Contrary to popular belief, African slavery did not reach its peak with European slave traders but rather with Arabs, who over several centuries hunted or purchased millions of black people to transport them to the Middle East, Indian Ocean islands, and the Indian subcontinent. This trade was not new, as it had existed since antiquity, described by authors such as Strabo, Pliny the Elder, and Agatharchides of Cnidus. Muslims simply took over from Egyptians, Babylonians, Greeks, Persians, Indians, and Byzantines, especially from the 9th century onward.
Specifically, Arab traders settled in the region, attracted by the wealth they could obtain. Just as the Portuguese would later do on the other side of the continent, they initially organized their own slave raids and, after exhausting the most accessible areas, switched to purchasing the “merchandise” from indigenous tribal chiefs, transporting them across savannas and jungles to the coast for shipment. It is impossible to know exactly how many people suffered this sad fate, but the French historian Olivier Pétré-Grenouilleau estimates around six thousand per year, which would mean approximately seventeen million from the 7th century to 1920. Others lower the figure, assuming the native population did not exceed forty million.
Most of the slaves were of Bantu ethnicity. The Umayyad and Abbasid caliphs bought them to train as soldiers, though their loyalty was questionable; this was proven in 696, when Zanj troops rebelled in what is now Iraq. But their military use was limited compared to agricultural purposes. As the economy improved and Arabs prospered to the point of becoming wealthy, they tended to disdain manual labor as unworthy of their social status. Furthermore, there was a plan to reclaim the delta of the Tigris and Euphrates rivers (in the Iranian province of Khuzestan), abandoned due to peasant migration and persistent flooding, to turn it into sugarcane plantations, which required a large labor force.
Thousands of slaves were tasked with clearing the salt-encrusted soil in the Khuzestan regions (in present-day Iran) to make it arable. This was an inescapable issue, as landowners received their lands on the condition of putting them to use, so they sent many zanj there from Sawad, as southern Iraq was then called. The slaves not only worked the fertile irrigated plains (which generated more tax revenue than Egypt and the Syrian-Palestinian strip) but also the salt mines around Basra. Both were arduous jobs that led to uprisings—failed—in 689 and 694.

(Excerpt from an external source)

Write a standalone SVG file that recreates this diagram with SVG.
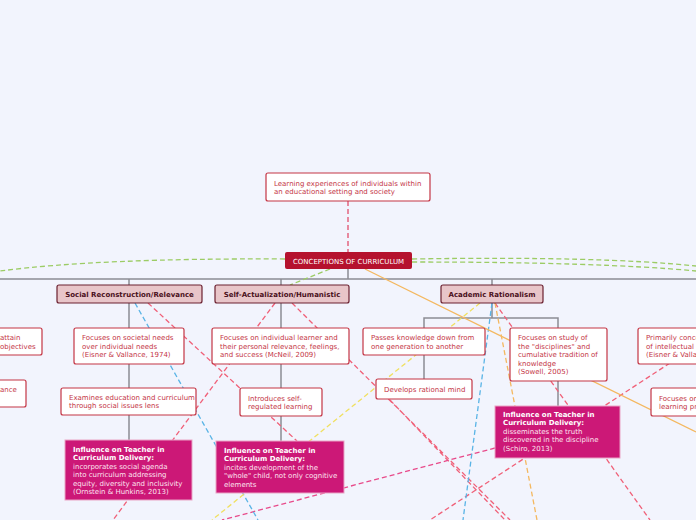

Starting in 861, the Abbasid caliphate went through one of the typical conflicts that accompanied each change of caliph: the period known as the anarchy of Samarra, during which there was a serious succession crisis with six puppet caliphs dominated by rival military factions. Samarra, the capital of the caliphate at that time, was the scene of the assassination of al-Mutawakkil, followed by the poisoning of al-Muntasir within six months, the flight and subsequent execution of al-Musta’in, the overthrow of the usurper al-Mu’tazz, and the violent death of al-Muhtadi. The enthronement of al-Mu’tamid in 870 ended the instability.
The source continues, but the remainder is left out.